While Porter’s original model distinguishes between primary and support activities, variations and extensions of the value chain concept exist. One common distinction is between the Internal Value Chain and the Value System. The internal value chain focuses on the activities within a single firm.

The Value System, also known as the industry value chain, encompasses the value chains of all the organizations involved in bringing a product or service to market, including suppliers, distributors, and customers. This broader perspective highlights interdependencies and opportunities for collaboration across the entire industry.

Other conceptualizations might emphasize different aspects, such as the Service Value Chain in service industries, which focuses on customer interaction and service delivery processes, or the Digital Value Chain, which analyzes how digital technologies transform value creation and delivery.

Related Terms

  • Competitive Advantage: The factors that allow a company to produce goods or services better or more cheaply than its rivals.
  • Supply Chain Management: The oversight of materials, information, and finances as they move in a process from supplier to manufacturer to wholesaler to retailer to consumer.
  • Operations Management: The administration of business practices to create the highest level of efficiency possible within an organization.
  • Business Process Reengineering (BPR): A fundamental rethinking and radical redesign of business processes to achieve dramatic improvements in critical performance measures.
  • Core Competencies: The main strengths that a company possesses and uses to gain a competitive advantage.

Sources and Further Reading

  • Porter, Michael E. Competitive Advantage: Creating and Sustaining Superior Performance. Free Press, 1985.
  • Harvard Business Review. “What is a Value Chain?” Link
  • Investopedia. “Value Chain.” Link
  • MindTools. “Porter’s Value Chain.” Link

Quick Reference

Value Chain: A model describing the full range of activities required to bring a product or service from conception to final sale and beyond.

Key Components: Primary activities (inbound logistics, operations, outbound logistics, marketing & sales, service) and support activities (firm infrastructure, HR management, technology development, procurement).

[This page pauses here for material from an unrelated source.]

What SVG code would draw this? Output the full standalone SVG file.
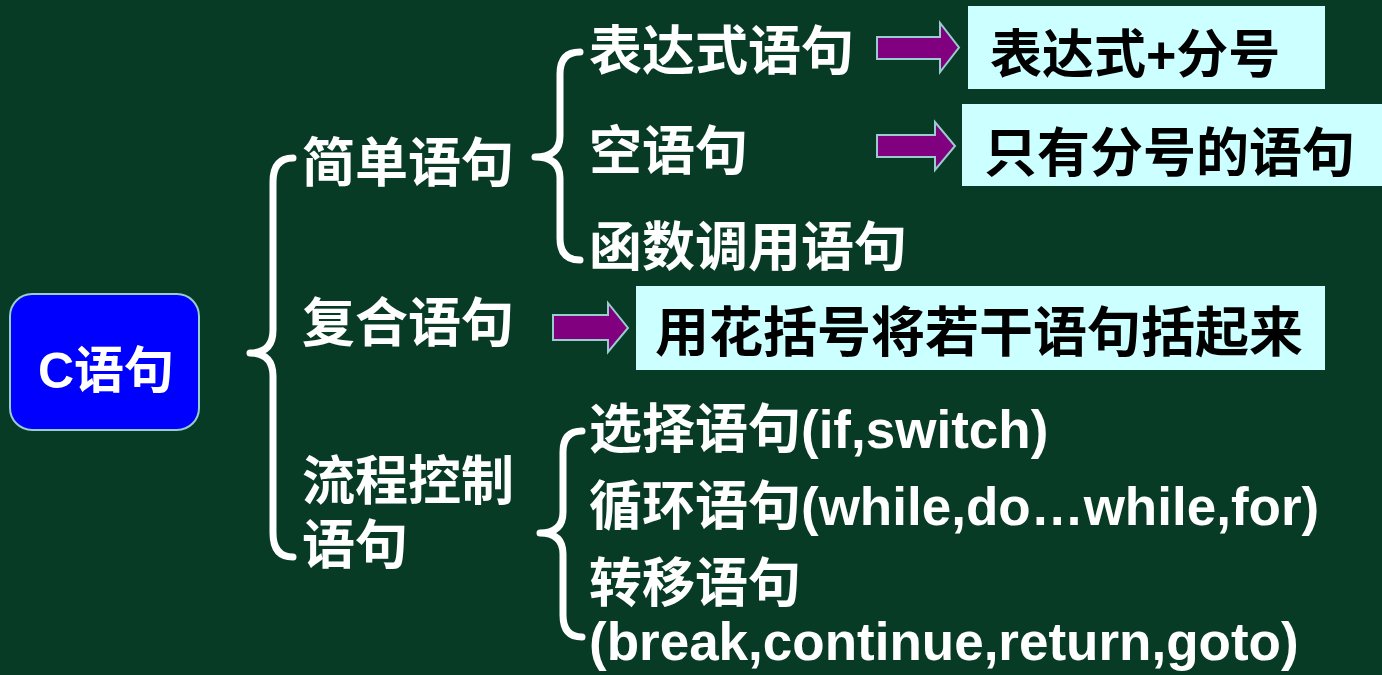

Objective: To identify and enhance activities that create customer value and provide a competitive advantage, while minimizing costs.

Framework Developer: Michael Porter.

Frequently Asked Questions (FAQs)

What are the primary activities in a value chain?

The primary activities in a value chain are inbound logistics, operations, outbound logistics, marketing and sales, and service. These activities are directly involved in the creation, sale, delivery, and after-sale support of a product or service.

How does a value chain help a business gain a competitive advantage?

A business gains a competitive advantage by performing its value chain activities more effectively or efficiently than its competitors. This can lead to lower costs, higher quality products, better customer service, or unique features that differentiate the business in the marketplace.

What is the difference between a value chain and a supply chain?

While related, a value chain and a supply chain are distinct. A supply chain focuses on the flow of goods and services from the point of origin to the point of consumption, emphasizing logistics and efficiency in getting products to market. A value chain, on the other hand, is a broader strategic framework that analyzes all activities a company performs to create value for customers, encompassing not just logistics but also R&D, marketing, service, and support functions, with the ultimate goal of achieving a competitive advantage and profitability.